WHAT TO PRODUCE:
With the images removed, repeat the data below exactly.

** start SOURCE MATERIAL **

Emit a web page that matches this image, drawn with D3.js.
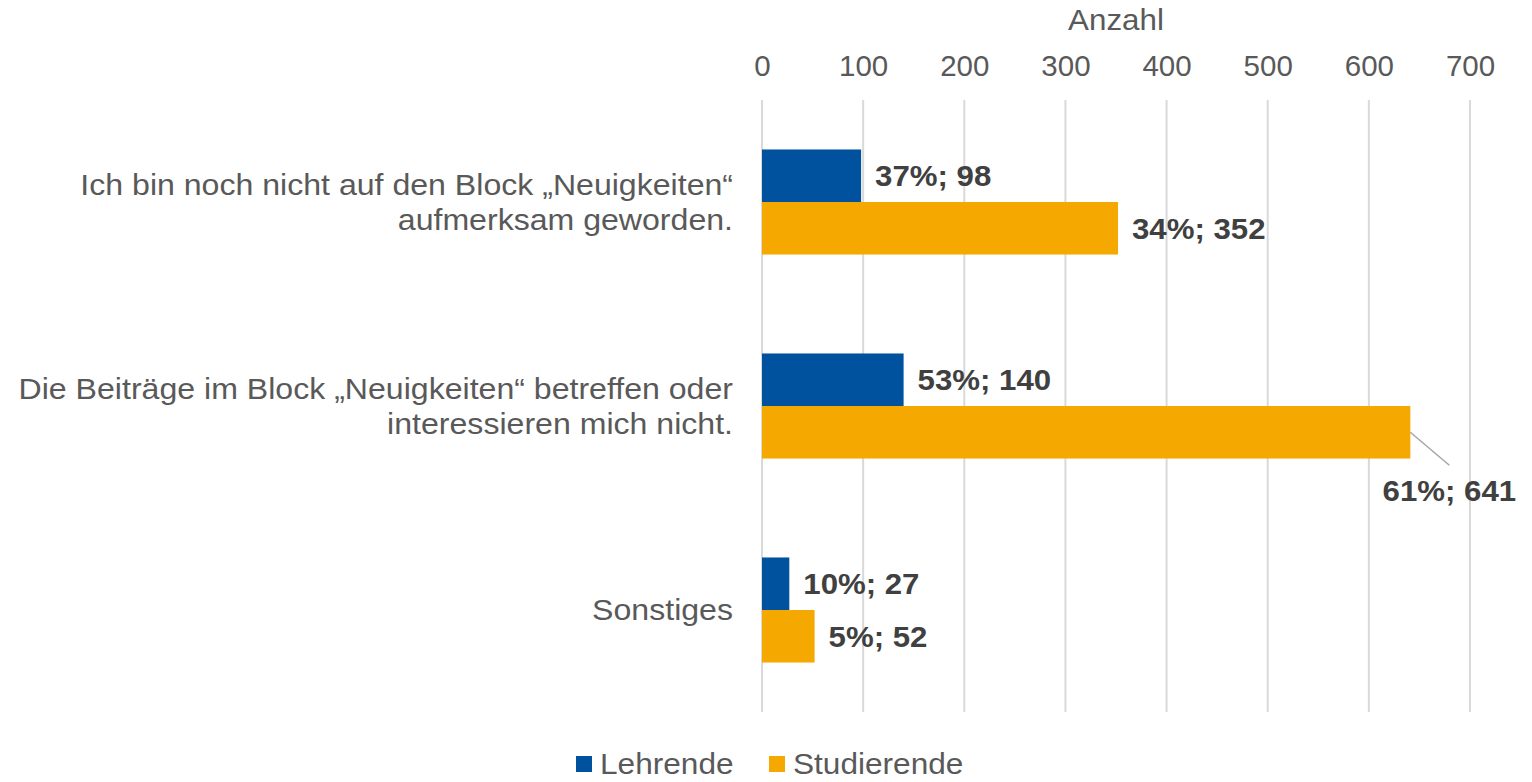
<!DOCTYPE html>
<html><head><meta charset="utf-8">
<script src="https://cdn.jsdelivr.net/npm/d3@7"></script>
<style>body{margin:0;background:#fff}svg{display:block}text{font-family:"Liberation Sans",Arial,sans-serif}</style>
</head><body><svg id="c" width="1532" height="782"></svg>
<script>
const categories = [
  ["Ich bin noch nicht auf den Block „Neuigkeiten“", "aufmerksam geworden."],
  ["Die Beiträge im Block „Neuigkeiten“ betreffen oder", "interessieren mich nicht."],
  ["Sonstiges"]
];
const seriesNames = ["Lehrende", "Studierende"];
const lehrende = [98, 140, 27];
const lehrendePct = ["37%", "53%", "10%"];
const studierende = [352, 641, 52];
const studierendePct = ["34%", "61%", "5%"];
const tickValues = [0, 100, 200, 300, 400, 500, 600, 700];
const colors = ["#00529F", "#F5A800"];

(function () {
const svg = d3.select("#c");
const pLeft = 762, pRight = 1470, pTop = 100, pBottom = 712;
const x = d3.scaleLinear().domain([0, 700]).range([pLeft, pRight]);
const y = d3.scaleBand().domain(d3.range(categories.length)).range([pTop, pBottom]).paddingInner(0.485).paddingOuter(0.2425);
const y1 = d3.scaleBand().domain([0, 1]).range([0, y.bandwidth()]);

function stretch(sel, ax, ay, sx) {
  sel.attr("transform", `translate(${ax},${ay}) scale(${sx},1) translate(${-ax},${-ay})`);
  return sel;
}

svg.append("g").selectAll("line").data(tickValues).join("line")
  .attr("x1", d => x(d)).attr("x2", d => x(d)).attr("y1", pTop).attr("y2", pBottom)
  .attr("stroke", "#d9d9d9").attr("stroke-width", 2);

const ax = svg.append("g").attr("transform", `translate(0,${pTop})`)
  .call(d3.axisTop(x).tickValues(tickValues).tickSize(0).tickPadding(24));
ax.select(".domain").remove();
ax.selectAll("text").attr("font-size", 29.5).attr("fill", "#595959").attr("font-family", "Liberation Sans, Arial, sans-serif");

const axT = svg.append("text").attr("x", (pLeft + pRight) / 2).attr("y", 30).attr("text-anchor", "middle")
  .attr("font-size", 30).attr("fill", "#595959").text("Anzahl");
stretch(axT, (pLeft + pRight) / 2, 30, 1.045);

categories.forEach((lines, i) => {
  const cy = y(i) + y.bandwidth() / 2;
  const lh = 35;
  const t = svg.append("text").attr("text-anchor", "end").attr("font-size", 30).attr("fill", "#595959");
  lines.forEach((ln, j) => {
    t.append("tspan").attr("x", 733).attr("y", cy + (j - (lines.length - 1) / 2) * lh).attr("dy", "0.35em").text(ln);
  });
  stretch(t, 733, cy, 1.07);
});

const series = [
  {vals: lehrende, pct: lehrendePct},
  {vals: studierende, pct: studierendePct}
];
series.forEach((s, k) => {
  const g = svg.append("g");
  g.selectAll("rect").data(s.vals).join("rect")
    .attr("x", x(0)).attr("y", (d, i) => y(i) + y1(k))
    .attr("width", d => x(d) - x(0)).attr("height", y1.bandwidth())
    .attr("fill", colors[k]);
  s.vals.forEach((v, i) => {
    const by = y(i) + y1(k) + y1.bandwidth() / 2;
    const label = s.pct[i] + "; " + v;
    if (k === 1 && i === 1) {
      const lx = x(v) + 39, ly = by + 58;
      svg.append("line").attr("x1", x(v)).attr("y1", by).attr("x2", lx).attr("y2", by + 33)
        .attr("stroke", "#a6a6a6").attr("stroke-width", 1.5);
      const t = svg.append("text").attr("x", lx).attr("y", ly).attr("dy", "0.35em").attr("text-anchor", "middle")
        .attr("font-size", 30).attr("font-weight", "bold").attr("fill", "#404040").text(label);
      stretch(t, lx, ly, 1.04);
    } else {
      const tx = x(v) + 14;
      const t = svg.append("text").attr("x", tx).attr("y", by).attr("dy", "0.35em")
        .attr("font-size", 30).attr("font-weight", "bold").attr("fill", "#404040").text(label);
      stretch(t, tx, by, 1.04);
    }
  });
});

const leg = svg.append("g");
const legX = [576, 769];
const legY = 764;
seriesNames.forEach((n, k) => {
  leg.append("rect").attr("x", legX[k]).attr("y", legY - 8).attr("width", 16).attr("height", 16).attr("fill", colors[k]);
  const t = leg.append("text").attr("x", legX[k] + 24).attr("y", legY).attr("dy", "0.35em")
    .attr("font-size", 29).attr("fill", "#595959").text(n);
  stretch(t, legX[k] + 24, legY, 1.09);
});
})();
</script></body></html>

** end SOURCE MATERIAL **

SOLUTION FOR THIS EXERCISE:
Emit a web page that matches this image, drawn with D3.js.
<!DOCTYPE html>
<html><head><meta charset="utf-8">
<script src="https://cdn.jsdelivr.net/npm/d3@7"></script>
<style>body{margin:0;background:#fff}svg{display:block}text{font-family:"Liberation Sans",Arial,sans-serif}</style>
</head><body><svg id="c" width="1532" height="782"></svg>
<script>
const categories = [
  ["Ich bin noch nicht auf den Block „Neuigkeiten“", "aufmerksam geworden."],
  ["Die Beiträge im Block „Neuigkeiten“ betreffen oder", "interessieren mich nicht."],
  ["Sonstiges"]
];
const seriesNames = ["Lehrende", "Studierende"];
const lehrende = [98, 140, 27];
const lehrendePct = ["37%", "53%", "10%"];
const studierende = [352, 641, 52];
const studierendePct = ["34%", "61%", "5%"];
const tickValues = [0, 100, 200, 300, 400, 500, 600, 700];
const colors = ["#00529F", "#F5A800"];

(function () {
const svg = d3.select("#c");
const pLeft = 762, pRight = 1470, pTop = 100, pBottom = 712;
const x = d3.scaleLinear().domain([0, 700]).range([pLeft, pRight]);
const y = d3.scaleBand().domain(d3.range(categories.length)).range([pTop, pBottom]).paddingInner(0.485).paddingOuter(0.2425);
const y1 = d3.scaleBand().domain([0, 1]).range([0, y.bandwidth()]);

function stretch(sel, ax, ay, sx) {
  sel.attr("transform", `translate(${ax},${ay}) scale(${sx},1) translate(${-ax},${-ay})`);
  return sel;
}

svg.append("g").selectAll("line").data(tickValues).join("line")
  .attr("x1", d => x(d)).attr("x2", d => x(d)).attr("y1", pTop).attr("y2", pBottom)
  .attr("stroke", "#d9d9d9").attr("stroke-width", 2);

const ax = svg.append("g").attr("transform", `translate(0,${pTop})`)
  .call(d3.axisTop(x).tickValues(tickValues).tickSize(0).tickPadding(24));
ax.select(".domain").remove();
ax.selectAll("text").attr("font-size", 29.5).attr("fill", "#595959").attr("font-family", "Liberation Sans, Arial, sans-serif");

const axT = svg.append("text").attr("x", (pLeft + pRight) / 2).attr("y", 30).attr("text-anchor", "middle")
  .attr("font-size", 30).attr("fill", "#595959").text("Anzahl");
stretch(axT, (pLeft + pRight) / 2, 30, 1.045);

categories.forEach((lines, i) => {
  const cy = y(i) + y.bandwidth() / 2;
  const lh = 35;
  const t = svg.append("text").attr("text-anchor", "end").attr("font-size", 30).attr("fill", "#595959");
  lines.forEach((ln, j) => {
    t.append("tspan").attr("x", 733).attr("y", cy + (j - (lines.length - 1) / 2) * lh).attr("dy", "0.35em").text(ln);
  });
  stretch(t, 733, cy, 1.07);
});

const series = [
  {vals: lehrende, pct: lehrendePct},
  {vals: studierende, pct: studierendePct}
];
series.forEach((s, k) => {
  const g = svg.append("g");
  g.selectAll("rect").data(s.vals).join("rect")
    .attr("x", x(0)).attr("y", (d, i) => y(i) + y1(k))
    .attr("width", d => x(d) - x(0)).attr("height", y1.bandwidth())
    .attr("fill", colors[k]);
  s.vals.forEach((v, i) => {
    const by = y(i) + y1(k) + y1.bandwidth() / 2;
    const label = s.pct[i] + "; " + v;
    if (k === 1 && i === 1) {
      const lx = x(v) + 39, ly = by + 58;
      svg.append("line").attr("x1", x(v)).attr("y1", by).attr("x2", lx).attr("y2", by + 33)
        .attr("stroke", "#a6a6a6").attr("stroke-width", 1.5);
      const t = svg.append("text").attr("x", lx).attr("y", ly).attr("dy", "0.35em").attr("text-anchor", "middle")
        .attr("font-size", 30).attr("font-weight", "bold").attr("fill", "#404040").text(label);
      stretch(t, lx, ly, 1.04);
    } else {
      const tx = x(v) + 14;
      const t = svg.append("text").attr("x", tx).attr("y", by).attr("dy", "0.35em")
        .attr("font-size", 30).attr("font-weight", "bold").attr("fill", "#404040").text(label);
      stretch(t, tx, by, 1.04);
    }
  });
});

const leg = svg.append("g");
const legX = [576, 769];
const legY = 764;
seriesNames.forEach((n, k) => {
  leg.append("rect").attr("x", legX[k]).attr("y", legY - 8).attr("width", 16).attr("height", 16).attr("fill", colors[k]);
  const t = leg.append("text").attr("x", legX[k] + 24).attr("y", legY).attr("dy", "0.35em")
    .attr("font-size", 29).attr("fill", "#595959").text(n);
  stretch(t, legX[k] + 24, legY, 1.09);
});
})();
</script></body></html>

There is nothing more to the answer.